Opposition Motion – Changes to Standing Orders

That Standing Order 11(2) be replaced with the following: The Speaker or the Chair of Committees of the Whole, after having called the attention of the House, or of the Committee, to the conduct of a Member who persists in irrelevance, or repetition, including during responses to oral questions, may direct the Member to discontinue his or her intervention, and if then the Member still continues to speak, the Speaker shall name the Member or, if in Committee of the Whole, the Chair shall report the Member to the House.

Elizabeth May: Mr. Speaker, I think that some of the Conservative members during the day today have asked that questions should also be put more respectfully. I would like to go on record as saying I think that would also help question period, that questions spoke to specific areas of facts that the opposition members want to receive. This is essentially part of responsible government. However, the answers must be relevant as well.

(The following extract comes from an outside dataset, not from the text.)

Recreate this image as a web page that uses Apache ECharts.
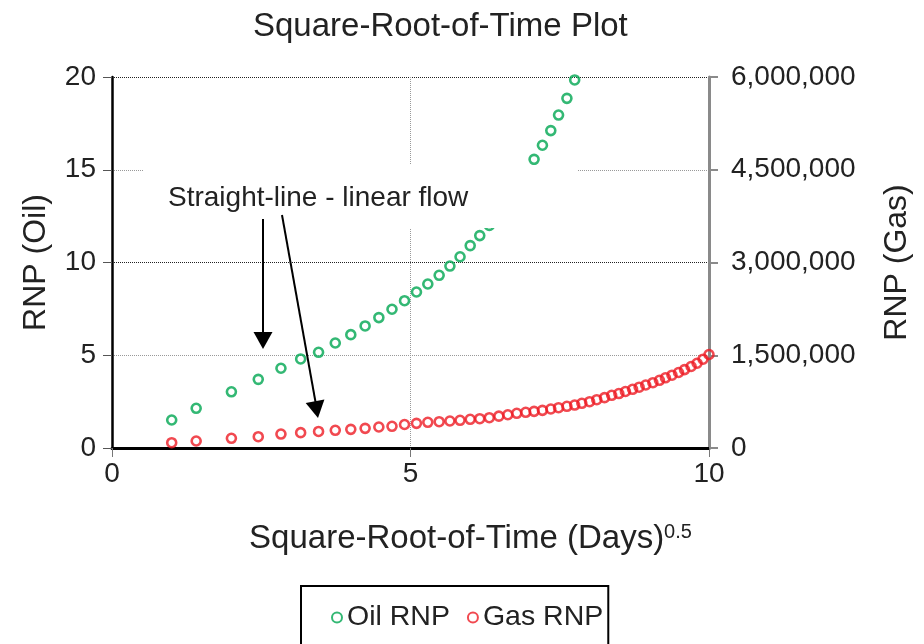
<!DOCTYPE html>
<html><head><meta charset="utf-8">
<script src="https://cdn.jsdelivr.net/npm/echarts@6.0.0/dist/echarts.min.js"></script>
<style>html,body{margin:0;padding:0;background:#fff}#c{width:924px;height:644px}</style>
</head><body><div id="c"></div>
<script>
// Tick values
const xTicks = [0, 5, 10];
const oilTicks = [0, 5, 10, 15, 20];
const gasTicks = [0, 1500000, 3000000, 4500000, 6000000];

// Oil RNP (square-root-of-time, RNP)
const oilX = [1, 1.41, 2, 2.45, 2.83, 3.16, 3.46, 3.74, 4, 4.24, 4.47, 4.69, 4.9, 5.1, 5.29, 5.48, 5.66, 5.83, 6, 6.16, 6.32,
              7.07, 7.21, 7.35, 7.48, 7.62, 7.75];
const oilRNP = [1.51, 2.14, 3.03, 3.70, 4.30, 4.80, 5.16, 5.66, 6.11, 6.58, 7.03, 7.48, 7.94, 8.41, 8.84, 9.31, 9.81, 10.31, 10.91, 11.45, 12.0,
                15.56, 16.32, 17.11, 17.95, 18.85, 19.84];

// Gas RNP
const gasX = [1, 1.41, 2, 2.45, 2.83, 3.16, 3.46, 3.74, 4, 4.24, 4.47, 4.69, 4.9, 5.1, 5.29, 5.48, 5.66, 5.83, 6, 6.16,
              6.32, 6.48, 6.63, 6.78, 6.93, 7.07, 7.21, 7.35, 7.48, 7.62, 7.75, 7.87, 8, 8.12, 8.25, 8.37, 8.49, 8.6, 8.72, 8.83,
              8.94, 9.06, 9.17, 9.27, 9.38, 9.49, 9.59, 9.7, 9.8, 9.9, 10];
const gasRNP = [86000, 113000, 157000, 183000, 226000, 248000, 268000, 286000, 302000, 318000, 340000, 351000, 380000, 399000, 416000, 425000, 437000, 448000, 464000, 474000,
                490000, 515000, 538000, 561000, 577000, 593000, 609000, 631000, 652000, 674000, 695000, 723000, 749000, 781000, 814000, 852000, 881000, 914000, 949000, 983000,
                1019000, 1056000, 1095000, 1135000, 1177000, 1221000, 1268000, 1318000, 1371000, 1436000, 1512000];

const FONT = "'Liberation Sans', Arial, Helvetica, sans-serif";
const TXT = '#222';
const GREEN = '#00A651';
const RED = '#ED1C24';

const chart = echarts.init(document.getElementById('c'), null, {renderer: 'canvas'});
const option = {
  animation: false,
  title: {
    text: 'Square-Root-of-Time Plot', left: 248, top: 5,
    textStyle: {fontFamily: FONT, fontSize: 33, fontWeight: 'normal', color: TXT}
  },
  grid: {left: 112, right: 215, top: 77, bottom: 196},
  legend: {
    left: 301, top: 586, orient: 'horizontal',
    borderColor: '#000', borderWidth: 2,
    padding: [17, 5, 30, 30],
    itemWidth: 10, itemHeight: 10, itemGap: 17,
    textStyle: {fontFamily: FONT, fontSize: 28.5, color: TXT},
    data: ['Oil RNP', 'Gas RNP']
  },
  xAxis: {
    type: 'value', min: xTicks[0], max: xTicks[xTicks.length - 1], interval: xTicks[1] - xTicks[0],
    axisLine: {show: true, onZero: false, lineStyle: {color: '#000', width: 3}},
    axisTick: {show: true, length: 9, lineStyle: {color: '#777', width: 1}},
    axisLabel: {margin: 12, fontSize: 28, color: TXT, fontFamily: FONT},
    splitLine: {show: true, lineStyle: {color: ['transparent', '#999', 'transparent'], type: 'dotted', width: 1}},
    name: '{a|Square-Root-of-Time (Days)}{b|0.5}', nameLocation: 'middle', nameGap: 74,
    nameTextStyle: {
      padding: [0, 0, 0, 120],
      rich: {
        a: {fontSize: 33, fontFamily: FONT, color: TXT},
        b: {fontSize: 20, fontFamily: FONT, color: TXT, verticalAlign: 'top'}
      }
    }
  },
  yAxis: [
    {
      type: 'value', position: 'left', min: oilTicks[0], max: oilTicks[oilTicks.length - 1], interval: oilTicks[1] - oilTicks[0],
      axisLine: {show: true, lineStyle: {color: '#000', width: 2.5}},
      axisTick: {show: true, length: 9, lineStyle: {color: '#555', width: 1}},
      axisLabel: {margin: 16, fontSize: 28, color: TXT, fontFamily: FONT},
      splitLine: {show: true, lineStyle: {color: ['transparent', '#999', '#222', '#999', '#222'], type: 'dotted', width: 1}},
      name: 'RNP (Oil)', nameLocation: 'middle', nameRotate: 90, nameGap: 60,
      nameTextStyle: {fontSize: 32, fontFamily: FONT, color: TXT}
    },
    {
      type: 'value', position: 'right', min: gasTicks[0], max: gasTicks[gasTicks.length - 1], interval: gasTicks[1] - gasTicks[0],
      axisLine: {show: true, lineStyle: {color: '#8a8a8a', width: 3}},
      axisTick: {show: true, length: 9, lineStyle: {color: '#8a8a8a', width: 2}},
      axisLabel: {margin: 22, fontSize: 28, color: TXT, fontFamily: FONT,
                  formatter: v => Number(v).toLocaleString('en-US')},
      splitLine: {show: false},
      name: 'RNP (Gas)', nameLocation: 'middle', nameRotate: 90, nameGap: 172,
      nameTextStyle: {fontSize: 32, fontFamily: FONT, color: TXT}
    }
  ],
  series: [
    {
      name: 'Oil RNP', type: 'scatter', yAxisIndex: 0, silent: true,
      data: oilX.map((x, i) => [x, oilRNP[i]]),
      symbol: 'circle', symbolSize: 9,
      itemStyle: {color: 'rgba(255,255,255,0)', borderColor: GREEN, borderWidth: 2.6}
    },
    {
      name: 'Gas RNP', type: 'scatter', yAxisIndex: 1, silent: true,
      data: gasX.map((x, i) => [x, gasRNP[i]]),
      symbol: 'circle', symbolSize: 9,
      itemStyle: {color: 'rgba(255,255,255,0)', borderColor: RED, borderWidth: 2.6}
    }
  ],
  graphic: [
    {type: 'rect', z: 100, shape: {x: 143, y: 165, width: 434, height: 63}, style: {fill: '#fff'}},
    {type: 'text', z: 101, x: 168, y: 198,
     style: {text: 'Straight-line - linear flow', fontSize: 28, fontFamily: FONT, fill: TXT, verticalAlign: 'middle'}},
    {type: 'line', z: 101, shape: {x1: 263, y1: 219, x2: 263, y2: 334}, style: {stroke: '#000', lineWidth: 2}},
    {type: 'polygon', z: 101, shape: {points: [[263, 349], [253.5, 332], [272.5, 332]]}, style: {fill: '#000'}},
    {type: 'line', z: 101, shape: {x1: 282, y1: 215, x2: 315.5, y2: 402}, style: {stroke: '#000', lineWidth: 2}},
    {type: 'polygon', z: 101, shape: {points: [[318, 418], [324.4, 399.6], [305.7, 403.0]]}, style: {fill: '#000'}}
  ]
};
chart.setOption(option);
</script>
</body></html>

I ask my hon. colleague if he does not think it would improve things around here if members of Parliament, in a number of parties, were not summoned to do something as ludicrous as question period preparation, QP prep, where people rehearse their questions and rehearse their answers. I think that contributes to making question period more partisan, less respectful, and encourages what I have referred to earlier as bad high school theatre.

Charlie Angus: Mr. Speaker, I take my role very seriously.

The fact that I practise my questions does not make me unparliamentary. I think it makes me more professional. I would like to think that my hon. colleague would come here prepared, as I do.